Por: Juan Ramón Molina
Para las almas finas y herméticas, que son las más aptas para el goce exquisito y mortal de las más tóxicas mieles del dolor, esta noche de San Silvestre —la última noche del año— recamada de las más ricas y raras joyas del cielo, está llena de melancólicas reflexiones, de pensamientos sombríos. No hay ser humano, como no predomine en él un exceso de inconsciente animalidad, que no sienta un momento, pensando en la infinita vanidad de las cosas, que tanto desconsolaba a Salomón y a Marco Aurelio, y en la infinita vanidad del tiempo.
Gentiles damas os sonríen, la algazara de la muchedumbre resuena en las calles, oís músicas próximas o lejanas, tal vez un insigne mosto hierve en vuestro cristal; y, sin embargo, de pronto os ponéis tristes, como cuando, en un amanecer indeciso, que baña de palideces cadavéricas en el suelo, marcháis a vuestro lejano lecho, ahitos de carne y de licores incendiarios.
En esa congoja momentánea os vienen a la memoria los recuerdos, como bandadas de aves nictálopes; y presentís —con una clarividencia insólita, que el año que muere entre esplendores de fiestas, es un poco de vuestra vida que se va, que se fue, que no ha de volver nunca. Consideráis que hay una cana más en vuestra barba; que hay una arruga más —tal vez un surco ancho y hondo— en vuestra frente; que han naufragado muchas de vuestras ilusiones, y que quizás las otras, en el año futuro, han de morir ante vuestros ojos, como esas familias de marineros que se tragan las olas implacables del mar, mientras el padre o la madre ve la tragedia desde la playa.
Tal vez vuestro pensar -si sois meditativos de veras— se interna más en esa negra filosofía y consideráis que la vida, año tras año, no es otra cosa que una muerte continuada, que llegará un día en que pagaréis —siervos miserables— tributo a la tierra, que os ha de recibir indiferente, como lo ha hecho con innúmeras generaciones, en una serie de milenios, sin que sienta plétora alguna ni se alteren sus laboratorios. Durante millones de centurias seguirá arrojando seres vivos y recogiendo cadáveres, hasta cuando se dispare fuera de su órbita, o agonice su fuego central, o se enfríe el sol o le suceda un cataclismo cosmogónico que trastorne el maravilloso equilibrio del sistema planetario.
¿Qué quedará entonces del tiempo? Nada. ¿En dónde estarán los días, los meses, los años, los siglos y los evos, toda esa organización creada y regularizada por los hombres, desde los magos caldeos hasta los astrónomos del último siglo?
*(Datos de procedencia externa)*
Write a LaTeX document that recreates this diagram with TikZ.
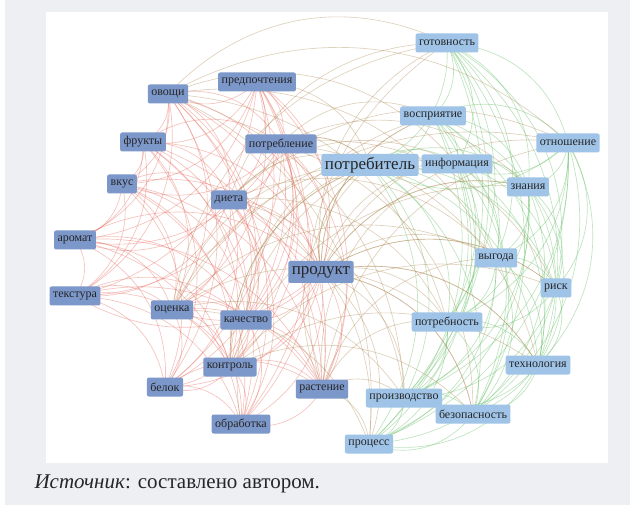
\documentclass[tikz,border=0pt]{standalone}
\usepackage{fontspec}
\setmainfont{Liberation Serif}
\usepackage{xcolor}
\usetikzlibrary{calc}
\definecolor{pagegray}{HTML}{EDEFF3}
\definecolor{darknode}{HTML}{7C97C9}
\definecolor{lightnode}{HTML}{9FC4E8}
\definecolor{rededge}{HTML}{E8685C}
\definecolor{greenedge}{HTML}{5DBB5D}
\definecolor{mixedge}{HTML}{B08A55}
\pgfdeclarelayer{bg}
\pgfdeclarelayer{links}
\pgfsetlayers{bg,links,main}
\tikzset{
    term/.style={rounded corners=2pt, inner xsep=3.5pt, inner ysep=3pt, text=black!85,
        font=\fontsize{12}{14}\selectfont, minimum height=19pt},
    darkterm/.style={term, fill=darknode},
    lightterm/.style={term, fill=lightnode},
    bigterm/.style={font=\fontsize{17}{19}\selectfont, minimum height=22pt},
    redlink/.style={draw=rededge, draw opacity=.4, line width=.65pt, bend left=36},
    greenlink/.style={draw=greenedge, draw opacity=.4, line width=.65pt, bend left=36},
    mixlink/.style={draw=mixedge, draw opacity=.4, line width=.65pt, bend left=36}
}
\def\darklist{predp,ovoshi,frukty,potrebl,vkus,dieta,aromat,produkt,tekstura,ocenka,kachestvo,kontrol,belok,rastenie,obrab}
\def\lightlist{gotov,vospr,otnosh,potrebit,inform,znan,vygoda,risk,potrebn,tehnol,proizv,bezop,process}

\begin{document}
\begin{tikzpicture}[x=1pt, y=-1pt]
    \useasboundingbox (0, 0) rectangle (635, 505);
    \begin{pgfonlayer}{bg}
        \fill[pagegray] (5, 0) rectangle (630, 505);
        \fill[white] (46, 12) rectangle (608, 463);
    \end{pgfonlayer}

    % light cluster
    \node[lightterm] (gotov) at (447, 43) {готовность};
    \node[lightterm] (vospr) at (433, 116) {восприятие};
    \node[lightterm] (otnosh) at (568, 143) {отношение};
    \node[lightterm, bigterm] (potrebit) at (370, 165) {потребитель};
    \node[lightterm] (inform) at (457, 164) {информация};
    \node[lightterm] (znan) at (528, 187) {знания};
    \node[lightterm] (vygoda) at (496, 258) {выгода};
    \node[lightterm] (risk) at (556, 288) {риск};
    \node[lightterm] (potrebn) at (447, 322) {потребность};
    \node[lightterm] (tehnol) at (538, 365) {технология};
    \node[lightterm] (proizv) at (404, 398) {производство};
    \node[lightterm] (bezop) at (473, 414) {безопасность};
    \node[lightterm] (process) at (369, 444) {процесс};

    % dark cluster
    \node[darkterm] (predp) at (257, 82) {предпочтения};
    \node[darkterm] (ovoshi) at (168, 94) {овощи};
    \node[darkterm] (frukty) at (143, 142) {фрукты};
    \node[darkterm] (potrebl) at (281, 144) {потребление};
    \node[darkterm] (vkus) at (122, 184) {вкус};
    \node[darkterm] (dieta) at (229, 200) {диета};
    \node[darkterm] (aromat) at (75, 240) {аромат};
    \node[darkterm, bigterm] (produkt) at (321, 272) {продукт};
    \node[darkterm] (tekstura) at (75, 296) {текстура};
    \node[darkterm] (ocenka) at (172, 310) {оценка};
    \node[darkterm] (kachestvo) at (246, 320) {качество};
    \node[darkterm] (kontrol) at (230, 367) {контроль};
    \node[darkterm] (belok) at (165, 387) {белок};
    \node[darkterm] (rastenie) at (322, 389) {растение};
    \node[darkterm] (obrab) at (241, 424) {обработка};

    \begin{pgfonlayer}{links}
        \foreach \a [count=\i] in \darklist {
            \foreach \b [count=\j] in \darklist {
                \ifnum\j>\i \draw[redlink] (\a.center) to (\b.center); \fi
            }
        }
        \foreach \a [count=\i] in \lightlist {
            \foreach \b [count=\j] in \lightlist {
                \ifnum\j>\i \draw[greenlink] (\a.center) to (\b.center); \fi
            }
        }
        % links between the two clusters
        \foreach \a [count=\i] in \darklist {
            \foreach \b [count=\j] in \lightlist {
                \pgfmathtruncatemacro\pick{mod(\i+2*\j,4)}
                \ifnum\pick=0 \draw[mixlink] (\a.center) to (\b.center); \fi
            }
        }
        \foreach \b in \lightlist {
            \draw[mixlink] (produkt.center) to (\b.center);
        }
        \foreach \a in {predp,potrebl,dieta,kachestvo,rastenie,ocenka,obrab,kontrol} {
            \draw[mixlink] (\a.center) to (potrebit.center);
        }
    \end{pgfonlayer}

    \node[anchor=base west, font=\fontsize{21}{24}\selectfont, text=black!85] (source) at (31, 488)
        {\textit{Источник}: составлено автором.};
\end{tikzpicture}
\end{document}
En ninguna parte. Solamente existirá la eternidad impenetrable y muda; muda y eterna, tal como era antes de que las miríades de soles girasen armoniosamente en los espacios siderales.
Mas tan sombríos pensamientos apenas turbarán un momento vuestro ánimo, y volveréis, poco a poco, a la realidad, entre las risas, las músicas y las flamas de los candelabros.
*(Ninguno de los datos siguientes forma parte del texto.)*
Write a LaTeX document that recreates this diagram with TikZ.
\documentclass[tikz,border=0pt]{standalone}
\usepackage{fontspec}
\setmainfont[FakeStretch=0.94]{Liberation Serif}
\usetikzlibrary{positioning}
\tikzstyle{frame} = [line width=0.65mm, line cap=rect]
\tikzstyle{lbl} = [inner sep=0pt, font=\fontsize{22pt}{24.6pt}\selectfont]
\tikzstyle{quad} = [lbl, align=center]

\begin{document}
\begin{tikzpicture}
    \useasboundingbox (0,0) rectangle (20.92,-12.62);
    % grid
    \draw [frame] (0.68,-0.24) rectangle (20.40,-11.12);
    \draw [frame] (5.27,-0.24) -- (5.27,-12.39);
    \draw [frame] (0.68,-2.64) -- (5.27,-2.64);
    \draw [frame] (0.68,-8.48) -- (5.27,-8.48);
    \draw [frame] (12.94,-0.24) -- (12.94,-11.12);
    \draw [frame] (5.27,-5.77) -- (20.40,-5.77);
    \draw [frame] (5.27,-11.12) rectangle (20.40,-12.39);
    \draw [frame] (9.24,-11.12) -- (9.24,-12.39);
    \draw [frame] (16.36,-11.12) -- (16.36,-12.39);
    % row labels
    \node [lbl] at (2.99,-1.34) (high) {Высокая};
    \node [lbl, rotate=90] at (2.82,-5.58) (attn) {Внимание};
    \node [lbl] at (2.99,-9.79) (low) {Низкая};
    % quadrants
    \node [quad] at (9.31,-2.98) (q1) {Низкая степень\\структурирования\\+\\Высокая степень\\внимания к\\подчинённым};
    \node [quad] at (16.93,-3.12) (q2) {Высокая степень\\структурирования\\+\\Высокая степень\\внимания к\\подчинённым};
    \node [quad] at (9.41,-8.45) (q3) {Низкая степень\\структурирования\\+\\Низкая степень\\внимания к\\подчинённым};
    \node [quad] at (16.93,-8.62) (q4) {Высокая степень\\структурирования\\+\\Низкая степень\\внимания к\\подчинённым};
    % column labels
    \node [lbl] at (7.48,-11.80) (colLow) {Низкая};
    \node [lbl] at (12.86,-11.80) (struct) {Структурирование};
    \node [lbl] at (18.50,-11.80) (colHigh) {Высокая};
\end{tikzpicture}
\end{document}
Un año hace que, en una noche similar, aguardasteis la venida del nuevo, brindando por él con varios amigos, sobre muchos de los cuales, en esa hora jocunda, la muerte arrojaba una de sus más terribles miradas. ¿Qué os importa? Ellos rodaron ya, con el hipo agónico en los labios, en la senda de la vida, y vosotros, en cambio, habéis vivido doce meses más.
Alegraos, pues, felices mortales: brindad ruidosamente— por el nuevo año, alzando la copa de cristal —la copa de cuello de cisne donde irradia, y ríe, y centellea, el jugo dorado de las más nobles uvas, que hace olvidar las penas presentes e ilumina el porvenir.
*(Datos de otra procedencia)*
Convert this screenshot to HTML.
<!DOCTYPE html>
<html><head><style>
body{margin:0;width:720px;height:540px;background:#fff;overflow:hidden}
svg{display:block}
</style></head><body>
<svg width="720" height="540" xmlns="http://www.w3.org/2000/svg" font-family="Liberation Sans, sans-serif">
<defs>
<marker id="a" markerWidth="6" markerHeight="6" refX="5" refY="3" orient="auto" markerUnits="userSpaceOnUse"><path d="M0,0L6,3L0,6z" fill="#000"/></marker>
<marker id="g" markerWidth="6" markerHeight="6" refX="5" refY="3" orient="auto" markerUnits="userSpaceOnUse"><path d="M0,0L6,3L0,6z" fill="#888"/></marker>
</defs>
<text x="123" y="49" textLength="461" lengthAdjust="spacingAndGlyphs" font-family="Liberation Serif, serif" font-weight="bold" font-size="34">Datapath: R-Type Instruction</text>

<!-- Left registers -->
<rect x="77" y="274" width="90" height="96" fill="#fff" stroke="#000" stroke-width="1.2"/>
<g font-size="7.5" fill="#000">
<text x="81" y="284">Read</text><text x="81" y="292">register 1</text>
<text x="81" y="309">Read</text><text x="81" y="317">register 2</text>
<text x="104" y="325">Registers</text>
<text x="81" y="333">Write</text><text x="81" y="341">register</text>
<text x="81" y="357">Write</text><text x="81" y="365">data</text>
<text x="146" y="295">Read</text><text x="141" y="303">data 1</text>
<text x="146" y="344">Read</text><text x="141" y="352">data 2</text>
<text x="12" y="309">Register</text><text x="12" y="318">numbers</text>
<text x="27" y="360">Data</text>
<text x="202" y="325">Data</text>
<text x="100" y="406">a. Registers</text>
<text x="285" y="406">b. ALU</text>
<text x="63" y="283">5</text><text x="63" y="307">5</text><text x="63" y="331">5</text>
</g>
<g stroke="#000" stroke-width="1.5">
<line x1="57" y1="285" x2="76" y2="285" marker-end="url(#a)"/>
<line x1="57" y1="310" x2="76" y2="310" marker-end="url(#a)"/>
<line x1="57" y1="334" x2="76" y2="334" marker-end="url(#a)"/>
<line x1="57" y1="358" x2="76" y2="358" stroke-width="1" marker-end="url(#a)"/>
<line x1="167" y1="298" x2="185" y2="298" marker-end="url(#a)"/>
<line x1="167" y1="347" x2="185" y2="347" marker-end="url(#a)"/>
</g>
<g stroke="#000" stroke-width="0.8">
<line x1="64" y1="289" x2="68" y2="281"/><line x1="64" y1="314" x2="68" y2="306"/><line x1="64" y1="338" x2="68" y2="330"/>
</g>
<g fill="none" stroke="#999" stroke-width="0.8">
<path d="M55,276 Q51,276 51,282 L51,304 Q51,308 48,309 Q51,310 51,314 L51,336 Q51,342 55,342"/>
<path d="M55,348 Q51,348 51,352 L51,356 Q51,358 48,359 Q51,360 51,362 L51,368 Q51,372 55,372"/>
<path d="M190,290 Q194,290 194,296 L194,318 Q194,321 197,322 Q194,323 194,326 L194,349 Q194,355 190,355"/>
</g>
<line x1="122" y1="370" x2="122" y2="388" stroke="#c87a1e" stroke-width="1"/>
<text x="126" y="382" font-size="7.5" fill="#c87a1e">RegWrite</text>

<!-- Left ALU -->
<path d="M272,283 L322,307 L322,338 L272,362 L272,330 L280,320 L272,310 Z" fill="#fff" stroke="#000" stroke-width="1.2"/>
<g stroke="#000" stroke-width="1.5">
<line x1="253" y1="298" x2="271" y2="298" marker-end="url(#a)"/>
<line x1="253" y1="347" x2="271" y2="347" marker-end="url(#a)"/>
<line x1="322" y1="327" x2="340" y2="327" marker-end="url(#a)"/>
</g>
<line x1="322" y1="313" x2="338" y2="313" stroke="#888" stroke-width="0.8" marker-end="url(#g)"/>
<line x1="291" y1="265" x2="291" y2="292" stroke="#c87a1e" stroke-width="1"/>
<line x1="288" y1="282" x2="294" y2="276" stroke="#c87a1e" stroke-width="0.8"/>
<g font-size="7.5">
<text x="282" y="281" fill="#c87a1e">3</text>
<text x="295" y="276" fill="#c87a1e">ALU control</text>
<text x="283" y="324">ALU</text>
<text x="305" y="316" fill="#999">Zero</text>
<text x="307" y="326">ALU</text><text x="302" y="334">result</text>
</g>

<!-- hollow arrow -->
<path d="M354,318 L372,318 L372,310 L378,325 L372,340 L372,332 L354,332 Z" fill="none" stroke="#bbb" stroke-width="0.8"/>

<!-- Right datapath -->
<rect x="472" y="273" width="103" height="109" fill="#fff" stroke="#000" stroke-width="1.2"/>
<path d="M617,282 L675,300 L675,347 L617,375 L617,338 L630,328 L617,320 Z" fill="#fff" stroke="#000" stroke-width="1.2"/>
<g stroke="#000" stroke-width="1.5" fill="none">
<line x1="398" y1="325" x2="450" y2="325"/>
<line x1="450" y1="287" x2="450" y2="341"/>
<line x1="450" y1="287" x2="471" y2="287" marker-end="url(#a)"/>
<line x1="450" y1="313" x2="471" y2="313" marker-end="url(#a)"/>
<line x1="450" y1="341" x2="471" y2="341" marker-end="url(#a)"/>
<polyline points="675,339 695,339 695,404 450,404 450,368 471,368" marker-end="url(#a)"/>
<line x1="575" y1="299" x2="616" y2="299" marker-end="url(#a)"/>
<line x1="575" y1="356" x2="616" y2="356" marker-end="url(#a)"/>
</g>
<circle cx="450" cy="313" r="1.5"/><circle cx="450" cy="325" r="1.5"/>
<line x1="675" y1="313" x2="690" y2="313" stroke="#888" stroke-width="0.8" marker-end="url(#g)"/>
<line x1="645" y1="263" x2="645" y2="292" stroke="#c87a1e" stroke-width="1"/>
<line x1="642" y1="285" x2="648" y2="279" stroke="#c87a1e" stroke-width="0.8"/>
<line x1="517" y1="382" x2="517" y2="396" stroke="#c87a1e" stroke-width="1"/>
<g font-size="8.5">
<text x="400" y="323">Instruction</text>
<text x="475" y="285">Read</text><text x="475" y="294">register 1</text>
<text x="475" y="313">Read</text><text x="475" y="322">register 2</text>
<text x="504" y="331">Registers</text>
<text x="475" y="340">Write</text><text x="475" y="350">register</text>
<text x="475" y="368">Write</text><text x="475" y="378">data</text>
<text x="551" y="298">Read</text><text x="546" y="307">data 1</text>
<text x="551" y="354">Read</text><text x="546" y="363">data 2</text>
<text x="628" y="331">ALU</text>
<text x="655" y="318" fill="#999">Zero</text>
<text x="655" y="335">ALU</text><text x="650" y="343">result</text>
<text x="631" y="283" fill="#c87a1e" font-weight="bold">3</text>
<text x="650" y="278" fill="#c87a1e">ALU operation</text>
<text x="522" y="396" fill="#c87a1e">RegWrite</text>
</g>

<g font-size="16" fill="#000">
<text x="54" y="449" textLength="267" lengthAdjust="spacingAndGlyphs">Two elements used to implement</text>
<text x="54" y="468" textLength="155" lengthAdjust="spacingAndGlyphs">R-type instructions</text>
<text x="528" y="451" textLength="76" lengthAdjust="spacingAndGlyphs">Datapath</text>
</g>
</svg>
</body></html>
Un instante falta para que las estrellas marquen el meridiano de la noche de San Silvestre. Los relojes han dado las doce ya. Como la lágrima de una nube en los océanos, que en nada aumenta el caudal de sus aguas, un año más ha caído en el abismo sin fondo de las eternidades. Vendrá en seguida la mañana, con su túnica de oro y su corona de rosas, y la naturaleza dormida bajo el centelleo de las constelaciones, se despertará, como una mujer lasciva, al rumor de un inmenso epitalamio. Una vida pululante y nerviosa se agita en las grandes montañas inmóviles; los ríos, dialogando bajo los primeros ardores del sol, llenan las rocas de caricias; los mares azules cantan armoniosamente como en la mañana del mundo; y todo dice que nada ha cambiado, que la naturaleza es la misma, que la humanidad sigue tranquilamente su camino hacia la muerte; y que la tierra, jubilosa y ardorosa, como un animal en celo, se siente joven y fuerte, capaz de alumbramientos desconocidos.